··· TASK MATERIAL

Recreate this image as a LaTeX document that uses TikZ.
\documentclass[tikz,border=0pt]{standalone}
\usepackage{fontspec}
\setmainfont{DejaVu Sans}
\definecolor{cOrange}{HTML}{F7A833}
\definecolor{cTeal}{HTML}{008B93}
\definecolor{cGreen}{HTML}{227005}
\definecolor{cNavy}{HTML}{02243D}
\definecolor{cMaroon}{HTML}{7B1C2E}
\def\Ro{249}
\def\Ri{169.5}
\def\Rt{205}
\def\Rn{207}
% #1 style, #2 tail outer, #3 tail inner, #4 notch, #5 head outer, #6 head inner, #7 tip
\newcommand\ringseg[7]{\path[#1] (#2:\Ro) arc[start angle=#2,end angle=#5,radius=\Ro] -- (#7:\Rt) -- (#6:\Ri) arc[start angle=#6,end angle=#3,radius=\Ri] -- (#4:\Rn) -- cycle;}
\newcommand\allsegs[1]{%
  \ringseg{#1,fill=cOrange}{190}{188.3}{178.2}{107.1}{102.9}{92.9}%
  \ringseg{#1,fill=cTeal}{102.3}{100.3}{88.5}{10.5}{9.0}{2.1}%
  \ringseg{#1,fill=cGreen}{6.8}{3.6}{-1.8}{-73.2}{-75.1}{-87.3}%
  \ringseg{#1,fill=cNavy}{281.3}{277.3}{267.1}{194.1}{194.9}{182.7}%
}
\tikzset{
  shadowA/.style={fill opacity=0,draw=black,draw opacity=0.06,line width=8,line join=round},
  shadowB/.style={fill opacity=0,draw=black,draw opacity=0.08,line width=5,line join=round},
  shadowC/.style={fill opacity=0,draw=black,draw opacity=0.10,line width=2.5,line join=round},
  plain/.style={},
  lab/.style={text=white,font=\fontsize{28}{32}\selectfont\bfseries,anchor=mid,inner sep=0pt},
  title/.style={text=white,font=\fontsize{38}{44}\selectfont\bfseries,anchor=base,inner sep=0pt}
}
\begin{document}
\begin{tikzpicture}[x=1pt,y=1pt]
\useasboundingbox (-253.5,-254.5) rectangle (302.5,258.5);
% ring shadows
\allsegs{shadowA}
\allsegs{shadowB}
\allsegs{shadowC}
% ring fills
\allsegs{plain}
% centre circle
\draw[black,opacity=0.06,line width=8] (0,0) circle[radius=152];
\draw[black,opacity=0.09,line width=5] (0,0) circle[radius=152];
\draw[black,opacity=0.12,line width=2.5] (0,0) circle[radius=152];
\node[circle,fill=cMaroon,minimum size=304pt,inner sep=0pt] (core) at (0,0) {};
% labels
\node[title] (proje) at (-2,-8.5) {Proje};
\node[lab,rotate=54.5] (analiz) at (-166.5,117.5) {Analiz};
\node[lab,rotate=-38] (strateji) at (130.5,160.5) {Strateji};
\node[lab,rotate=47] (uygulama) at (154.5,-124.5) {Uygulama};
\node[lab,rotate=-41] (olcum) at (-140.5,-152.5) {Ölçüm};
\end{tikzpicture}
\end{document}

······
··· TASK MATERIAL

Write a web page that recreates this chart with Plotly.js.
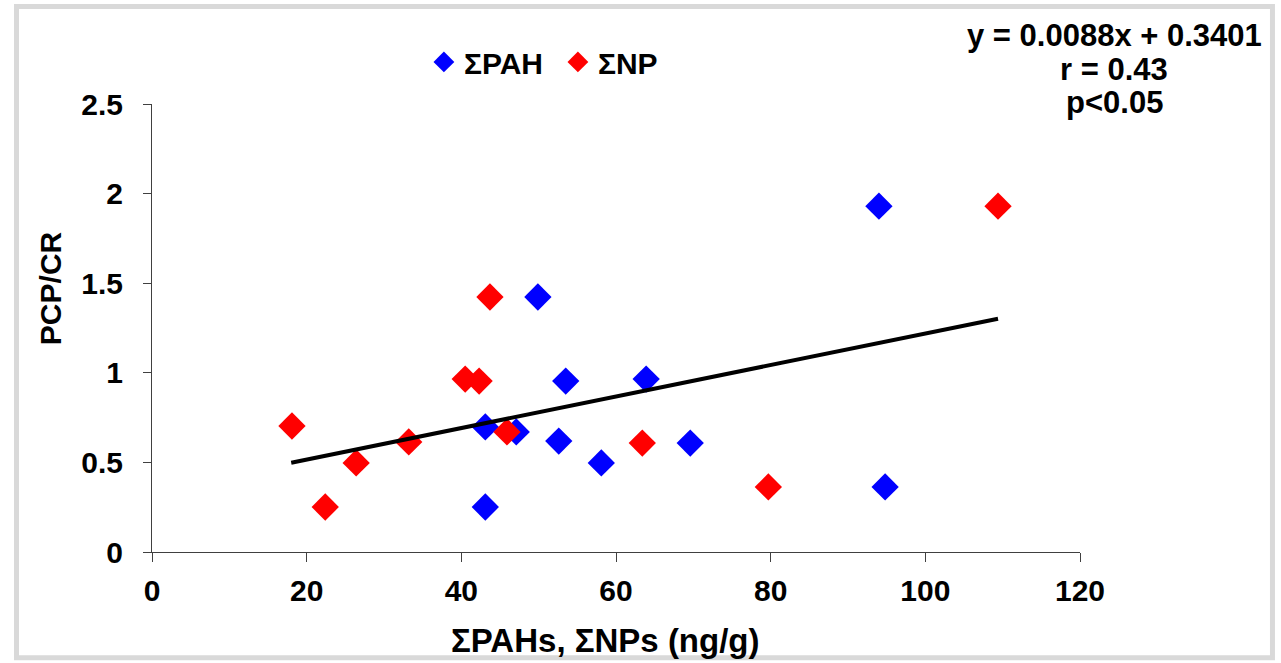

······
··· TASK MATERIAL

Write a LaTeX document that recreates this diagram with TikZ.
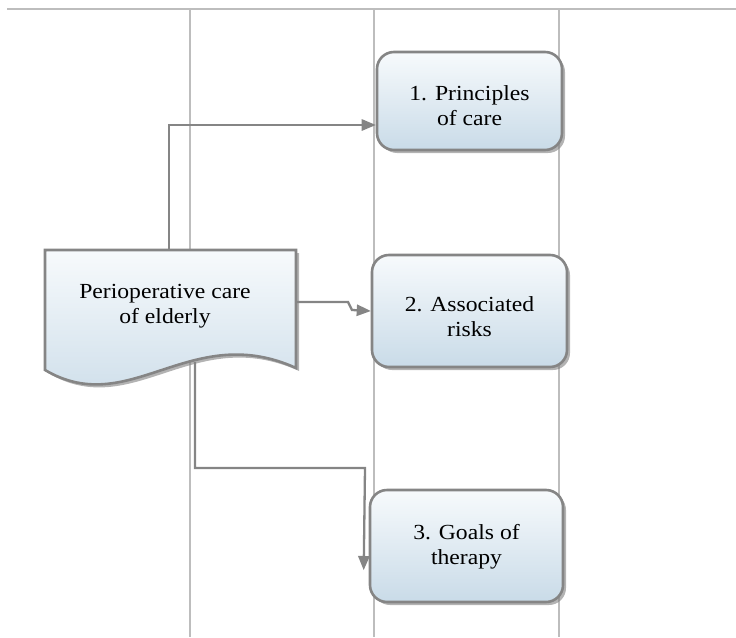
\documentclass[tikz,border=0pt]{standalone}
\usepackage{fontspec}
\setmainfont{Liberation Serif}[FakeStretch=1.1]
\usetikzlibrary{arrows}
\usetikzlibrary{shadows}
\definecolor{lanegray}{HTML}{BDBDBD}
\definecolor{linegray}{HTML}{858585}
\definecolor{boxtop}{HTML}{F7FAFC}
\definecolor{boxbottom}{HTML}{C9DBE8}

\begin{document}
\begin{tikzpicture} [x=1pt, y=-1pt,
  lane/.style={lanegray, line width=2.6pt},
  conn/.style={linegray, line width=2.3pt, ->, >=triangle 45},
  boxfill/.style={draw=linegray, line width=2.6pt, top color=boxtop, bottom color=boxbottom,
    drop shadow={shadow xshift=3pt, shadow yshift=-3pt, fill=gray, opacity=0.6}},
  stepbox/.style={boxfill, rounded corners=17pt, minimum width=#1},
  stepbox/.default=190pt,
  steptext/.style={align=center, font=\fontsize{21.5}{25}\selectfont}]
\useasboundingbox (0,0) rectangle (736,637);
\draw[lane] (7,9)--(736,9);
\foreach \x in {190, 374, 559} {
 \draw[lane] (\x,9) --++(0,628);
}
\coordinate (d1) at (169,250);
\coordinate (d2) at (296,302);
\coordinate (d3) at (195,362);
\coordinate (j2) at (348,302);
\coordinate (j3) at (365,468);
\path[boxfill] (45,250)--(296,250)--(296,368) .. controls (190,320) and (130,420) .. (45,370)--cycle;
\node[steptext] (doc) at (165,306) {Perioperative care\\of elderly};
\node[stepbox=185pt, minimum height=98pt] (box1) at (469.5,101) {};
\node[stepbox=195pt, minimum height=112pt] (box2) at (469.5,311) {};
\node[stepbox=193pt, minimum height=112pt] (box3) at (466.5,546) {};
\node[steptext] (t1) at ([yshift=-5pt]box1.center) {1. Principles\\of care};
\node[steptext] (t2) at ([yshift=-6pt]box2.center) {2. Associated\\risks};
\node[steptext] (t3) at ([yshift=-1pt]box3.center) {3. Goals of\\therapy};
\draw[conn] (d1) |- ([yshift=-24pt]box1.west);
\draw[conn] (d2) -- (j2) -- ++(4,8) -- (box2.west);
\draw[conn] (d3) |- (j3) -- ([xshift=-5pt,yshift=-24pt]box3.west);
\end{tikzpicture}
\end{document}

······

• **THE EXERCISE**:
Copy out all lines where the word "that" appears.

• **TASK RESULT**:
Recreate this image as a LaTeX document that uses TikZ.
Write a web page that recreates this chart with Plotly.js.
Write a LaTeX document that recreates this diagram with TikZ.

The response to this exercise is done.